Exercise prompt -> Copy each line below that contains "size".

_____

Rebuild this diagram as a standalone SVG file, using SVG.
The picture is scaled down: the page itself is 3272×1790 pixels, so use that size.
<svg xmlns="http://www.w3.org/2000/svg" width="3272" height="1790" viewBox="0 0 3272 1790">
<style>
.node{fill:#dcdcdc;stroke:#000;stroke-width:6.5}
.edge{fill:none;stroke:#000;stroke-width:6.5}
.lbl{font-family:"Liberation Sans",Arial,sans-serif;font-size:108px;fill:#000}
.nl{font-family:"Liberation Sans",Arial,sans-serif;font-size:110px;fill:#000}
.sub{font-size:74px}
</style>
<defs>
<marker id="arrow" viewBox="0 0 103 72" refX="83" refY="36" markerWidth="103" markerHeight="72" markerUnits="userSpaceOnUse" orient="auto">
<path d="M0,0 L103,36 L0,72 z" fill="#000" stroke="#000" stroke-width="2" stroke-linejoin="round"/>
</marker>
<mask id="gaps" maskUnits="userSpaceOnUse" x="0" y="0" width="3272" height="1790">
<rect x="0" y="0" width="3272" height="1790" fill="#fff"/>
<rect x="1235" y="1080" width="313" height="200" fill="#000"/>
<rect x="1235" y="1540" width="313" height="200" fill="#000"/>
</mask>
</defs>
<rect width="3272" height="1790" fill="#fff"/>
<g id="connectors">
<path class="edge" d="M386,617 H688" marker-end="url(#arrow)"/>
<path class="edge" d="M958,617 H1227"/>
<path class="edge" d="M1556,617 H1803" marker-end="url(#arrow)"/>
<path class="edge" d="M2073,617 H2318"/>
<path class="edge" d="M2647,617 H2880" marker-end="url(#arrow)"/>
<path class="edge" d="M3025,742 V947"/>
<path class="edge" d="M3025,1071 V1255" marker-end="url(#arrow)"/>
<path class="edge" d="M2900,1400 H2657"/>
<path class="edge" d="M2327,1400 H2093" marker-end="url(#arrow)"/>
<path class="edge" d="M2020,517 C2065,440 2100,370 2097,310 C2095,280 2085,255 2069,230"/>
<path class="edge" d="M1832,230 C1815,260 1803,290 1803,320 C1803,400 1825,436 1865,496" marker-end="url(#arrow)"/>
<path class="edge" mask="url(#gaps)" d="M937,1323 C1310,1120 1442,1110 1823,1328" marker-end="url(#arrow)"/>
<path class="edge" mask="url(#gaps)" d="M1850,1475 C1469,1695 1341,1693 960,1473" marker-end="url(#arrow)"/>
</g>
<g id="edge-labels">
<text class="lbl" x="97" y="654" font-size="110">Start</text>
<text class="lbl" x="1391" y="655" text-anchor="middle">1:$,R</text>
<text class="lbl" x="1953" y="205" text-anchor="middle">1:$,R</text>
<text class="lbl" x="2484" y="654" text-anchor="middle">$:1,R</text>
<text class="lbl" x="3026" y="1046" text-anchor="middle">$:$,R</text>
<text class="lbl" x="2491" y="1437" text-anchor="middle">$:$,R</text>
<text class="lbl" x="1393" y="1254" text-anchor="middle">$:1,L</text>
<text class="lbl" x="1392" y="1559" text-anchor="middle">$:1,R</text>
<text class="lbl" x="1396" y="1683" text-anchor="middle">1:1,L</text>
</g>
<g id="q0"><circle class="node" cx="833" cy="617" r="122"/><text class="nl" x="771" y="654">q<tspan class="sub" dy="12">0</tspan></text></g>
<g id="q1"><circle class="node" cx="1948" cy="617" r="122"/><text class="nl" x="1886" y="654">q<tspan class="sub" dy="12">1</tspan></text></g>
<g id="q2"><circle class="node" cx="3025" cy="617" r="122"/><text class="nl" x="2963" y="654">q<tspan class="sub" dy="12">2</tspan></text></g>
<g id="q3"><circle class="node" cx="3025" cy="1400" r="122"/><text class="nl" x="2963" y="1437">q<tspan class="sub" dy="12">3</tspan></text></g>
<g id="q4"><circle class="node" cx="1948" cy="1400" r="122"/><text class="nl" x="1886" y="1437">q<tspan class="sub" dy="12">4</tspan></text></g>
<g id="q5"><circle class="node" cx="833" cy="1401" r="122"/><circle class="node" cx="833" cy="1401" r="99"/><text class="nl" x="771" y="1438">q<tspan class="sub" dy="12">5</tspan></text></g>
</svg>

_____

Full solution ->
The picture is scaled down: the page itself is 3272×1790 pixels, so use that size.
.lbl{font-family:"Liberation Sans",Arial,sans-serif;font-size:108px;fill:#000}
.nl{font-family:"Liberation Sans",Arial,sans-serif;font-size:110px;fill:#000}
.sub{font-size:74px}
<text class="lbl" x="97" y="654" font-size="110">Start</text>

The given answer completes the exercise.